■ GIVEN REQUEST:
Line by line, reproduce exactly the beginning of the listing below, ending with the line that contains "w = np.diff(edges)" and adding nothing.

--- Begin SOURCE RECORDS ---

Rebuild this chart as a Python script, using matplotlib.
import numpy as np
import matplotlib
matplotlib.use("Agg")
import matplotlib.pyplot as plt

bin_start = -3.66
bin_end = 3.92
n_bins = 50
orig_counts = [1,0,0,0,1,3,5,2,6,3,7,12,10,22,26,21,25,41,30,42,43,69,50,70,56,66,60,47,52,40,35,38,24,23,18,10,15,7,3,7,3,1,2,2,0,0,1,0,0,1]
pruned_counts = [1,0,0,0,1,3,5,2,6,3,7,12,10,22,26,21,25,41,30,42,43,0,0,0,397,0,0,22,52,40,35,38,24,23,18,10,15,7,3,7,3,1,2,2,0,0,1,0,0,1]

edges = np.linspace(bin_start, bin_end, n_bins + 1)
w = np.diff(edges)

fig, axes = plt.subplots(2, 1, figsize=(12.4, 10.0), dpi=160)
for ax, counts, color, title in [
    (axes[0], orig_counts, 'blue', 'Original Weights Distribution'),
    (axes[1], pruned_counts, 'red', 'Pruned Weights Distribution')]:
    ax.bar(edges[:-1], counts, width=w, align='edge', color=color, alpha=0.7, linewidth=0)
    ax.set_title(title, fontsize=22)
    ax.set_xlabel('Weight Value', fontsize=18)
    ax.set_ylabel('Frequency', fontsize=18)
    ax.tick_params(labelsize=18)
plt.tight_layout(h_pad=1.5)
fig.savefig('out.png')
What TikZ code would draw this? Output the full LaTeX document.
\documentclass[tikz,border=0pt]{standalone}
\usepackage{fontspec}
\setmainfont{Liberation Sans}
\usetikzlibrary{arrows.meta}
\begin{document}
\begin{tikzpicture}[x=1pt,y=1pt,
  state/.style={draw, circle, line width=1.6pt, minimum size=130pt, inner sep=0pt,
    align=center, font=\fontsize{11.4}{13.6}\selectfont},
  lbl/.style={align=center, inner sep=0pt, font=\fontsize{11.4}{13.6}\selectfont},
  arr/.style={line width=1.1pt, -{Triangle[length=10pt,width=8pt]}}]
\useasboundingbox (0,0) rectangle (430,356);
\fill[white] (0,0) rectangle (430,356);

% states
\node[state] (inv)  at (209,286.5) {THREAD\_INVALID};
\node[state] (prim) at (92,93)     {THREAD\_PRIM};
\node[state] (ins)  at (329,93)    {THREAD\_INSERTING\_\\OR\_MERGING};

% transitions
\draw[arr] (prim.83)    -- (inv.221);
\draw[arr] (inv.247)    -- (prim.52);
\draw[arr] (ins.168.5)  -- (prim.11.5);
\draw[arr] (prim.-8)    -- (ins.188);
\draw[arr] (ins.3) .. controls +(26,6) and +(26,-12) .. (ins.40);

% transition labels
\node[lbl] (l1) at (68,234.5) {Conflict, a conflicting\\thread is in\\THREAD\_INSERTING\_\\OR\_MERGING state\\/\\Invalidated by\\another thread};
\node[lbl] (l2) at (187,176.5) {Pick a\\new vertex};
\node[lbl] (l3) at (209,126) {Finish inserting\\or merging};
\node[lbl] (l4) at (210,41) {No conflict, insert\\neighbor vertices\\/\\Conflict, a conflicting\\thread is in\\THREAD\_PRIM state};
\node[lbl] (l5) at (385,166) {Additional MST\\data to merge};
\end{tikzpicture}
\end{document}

--- End SOURCE RECORDS ---

■ CORRECT RESPONSE:
Rebuild this chart as a Python script, using matplotlib.
import numpy as np
import matplotlib
matplotlib.use("Agg")
import matplotlib.pyplot as plt

bin_start = -3.66
bin_end = 3.92
n_bins = 50
orig_counts = [1,0,0,0,1,3,5,2,6,3,7,12,10,22,26,21,25,41,30,42,43,69,50,70,56,66,60,47,52,40,35,38,24,23,18,10,15,7,3,7,3,1,2,2,0,0,1,0,0,1]
pruned_counts = [1,0,0,0,1,3,5,2,6,3,7,12,10,22,26,21,25,41,30,42,43,0,0,0,397,0,0,22,52,40,35,38,24,23,18,10,15,7,3,7,3,1,2,2,0,0,1,0,0,1]

edges = np.linspace(bin_start, bin_end, n_bins + 1)
w = np.diff(edges)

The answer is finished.